Je suis originaire de Montpellier, et je suis partie vivre à Paris il y a une dizaine d’années à peu près. Je ne suis véritablement revenue à Montpellier que depuis début janvier. La raison essentielle de mon retour, c’était le soleil, le beau temps et la mer. C’est vrai que j’adore Paris, au niveau culturel c’est hyper intéressant. Mais je trouve que ça bouge pas mal à Montpellier depuis cinq ou six ans. Il y a aussi la danse, les concerts et les associations qui m’ont donné envie de revenir.

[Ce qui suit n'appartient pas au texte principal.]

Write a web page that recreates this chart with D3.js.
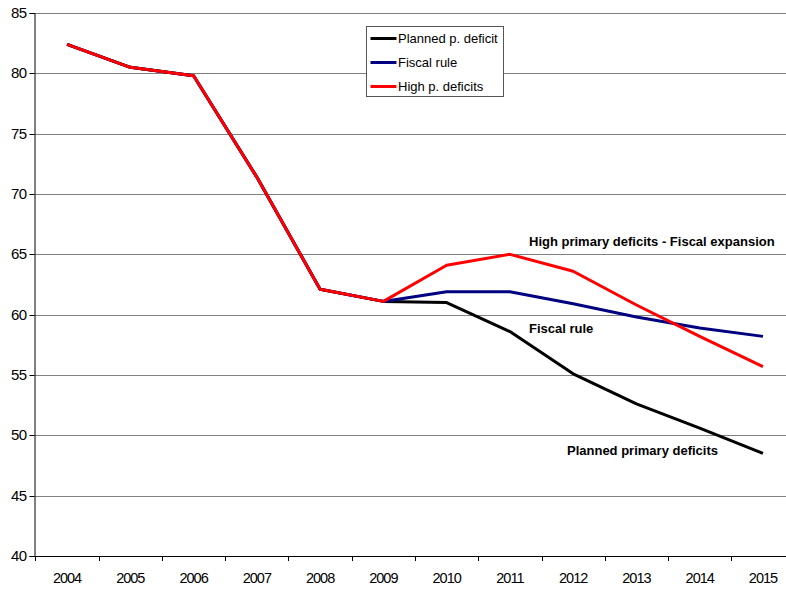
<!DOCTYPE html>
<html>
<head>
<meta charset="utf-8">
<script src="https://cdn.jsdelivr.net/npm/d3@7"></script>
<style>
  html, body { margin: 0; padding: 0; background: #fff; }
  svg { display: block; font-family: Arial, "Liberation Sans", sans-serif; }
</style>
</head>
<body>
<svg id="chart" width="786" height="591"></svg>
<script>
// Debt ratio paths under three fiscal scenarios
const years = ["2004","2005","2006","2007","2008","2009","2010","2011","2012","2013","2014","2015"];
const plannedDeficit = [82.4, 80.5, 79.8, 71.4, 62.1, 61.1, 61.0, 58.6, 55.1, 52.6, 50.6, 48.5];
const fiscalRule     = [82.4, 80.5, 79.8, 71.4, 62.1, 61.1, 61.9, 61.9, 60.9, 59.8, 58.9, 58.2];
const highDeficits   = [82.4, 80.5, 79.8, 71.4, 62.1, 61.1, 64.1, 65.0, 63.6, 60.8, 58.2, 55.7];
const yTicks = [40, 45, 50, 55, 60, 65, 70, 75, 80, 85];

const seriesNames  = ["Planned p. deficit", "Fiscal rule", "High p. deficits"];
const seriesColors = ["#000000", "#000080", "#ff0000"];
const seriesValues = [plannedDeficit, fiscalRule, highDeficits];

const svg = d3.select("#chart");
const W = 786;

const x = d3.scaleBand().domain(years).range([35.4, 794.6]).padding(0);
const y = d3.scaleLinear().domain([40, 85]).range([556, 13]);
const xc = d => x(d) + x.bandwidth() / 2;

// Horizontal gridlines
svg.append("g")
  .selectAll("line")
  .data(yTicks.filter(v => v > 40))
  .join("line")
  .attr("x1", 35).attr("x2", W)
  .attr("y1", d => Math.round(y(d)) + 0.5)
  .attr("y2", d => Math.round(y(d)) + 0.5)
  .attr("stroke", "#808080")
  .attr("stroke-width", 1);

// Y axis
const yAxis = svg.append("g")
  .attr("transform", "translate(34.5,0)")
  .call(d3.axisLeft(y).tickValues(yTicks).tickSize(5).tickPadding(3).tickFormat(d3.format("d")));
yAxis.select(".domain").attr("stroke", "#000");
yAxis.selectAll(".tick line").attr("stroke", "#000");
yAxis.selectAll(".tick text")
  .attr("font-size", "15px").attr("fill", "#000")
  .attr("letter-spacing", "-0.6px")
  .attr("font-family", "Arial, 'Liberation Sans', sans-serif");
yAxis.selectAll(".tick").attr("transform", d => `translate(0,${Math.round(y(d)) + 0.5})`);

// X axis: labels centred in each band, ticks on band boundaries
const xAxis = svg.append("g")
  .attr("transform", "translate(0,556.5)")
  .call(d3.axisBottom(x).tickSize(0).tickPadding(16.5));
xAxis.select(".domain").remove();
xAxis.selectAll(".tick text")
  .attr("font-size", "14.5px").attr("fill", "#000")
  .attr("letter-spacing", "-1px")
  .attr("font-family", "Arial, 'Liberation Sans', sans-serif");

const boundaries = years.map(d => x(d)).concat([x.range()[1]]);
svg.append("g")
  .selectAll("line")
  .data(boundaries)
  .join("line")
  .attr("x1", d => Math.round(d) + 0.5).attr("x2", d => Math.round(d) + 0.5)
  .attr("y1", 556).attr("y2", 561)
  .attr("stroke", "#000");

svg.append("line")
  .attr("x1", 34).attr("x2", W)
  .attr("y1", 556.5).attr("y2", 556.5)
  .attr("stroke", "#000");

// Scenario lines
const line = d3.line()
  .x((d, i) => xc(years[i]))
  .y(d => y(d));

svg.append("g")
  .selectAll("path")
  .data(seriesValues)
  .join("path")
  .attr("d", d => line(d))
  .attr("fill", "none")
  .attr("stroke", (d, i) => seriesColors[i])
  .attr("stroke-width", 3)
  .attr("stroke-linejoin", "round");

// Series annotations
const notes = [
  { text: "High primary deficits - Fiscal expansion", x: 529, y: 246 },
  { text: "Fiscal rule", x: 529, y: 333 },
  { text: "Planned primary deficits", x: 567, y: 455 }
];
svg.append("g")
  .selectAll("text")
  .data(notes)
  .join("text")
  .attr("x", d => d.x).attr("y", d => d.y)
  .attr("font-size", "13px")
  .attr("font-weight", "bold")
  .attr("fill", "#000")
  .text(d => d.text);

// Legend
const legend = svg.append("g").attr("transform", "translate(366.5,26.5)");
legend.append("rect")
  .attr("width", 137).attr("height", 70)
  .attr("fill", "#fff").attr("stroke", "#555").attr("stroke-width", 1);
const items = legend.selectAll("g.item")
  .data(seriesNames)
  .join("g")
  .attr("class", "item")
  .attr("transform", (d, i) => `translate(0,${12 + i * 24})`);
items.append("line")
  .attr("x1", 4).attr("x2", 30)
  .attr("stroke", (d, i) => seriesColors[i])
  .attr("stroke-width", 3);
items.append("text")
  .attr("x", 31.5).attr("y", 0)
  .attr("dy", "0.35em")
  .attr("font-size", "13px")
  .attr("fill", "#000")
  .text(d => d);
</script>
</body>
</html>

Je trouve que c’est une ville qui est assez urbaine, et en même temps très proche de la nature. Le fait que la mer, la Garrigue et la montagne soient à côté, cela donne des opportunités d’ouvertures incroyables. C’est beaucoup plus agréable que dans des grandes villes où on est un peu enfermés avec des grands immeubles. Le fait que ce soit une ville étudiante apporte beaucoup de nouveautés, voire même d’échanges et d’éclectisme. C’est une ville qui est hyper portée par la culture. On a de la chance ici, c’est une ville très jeune.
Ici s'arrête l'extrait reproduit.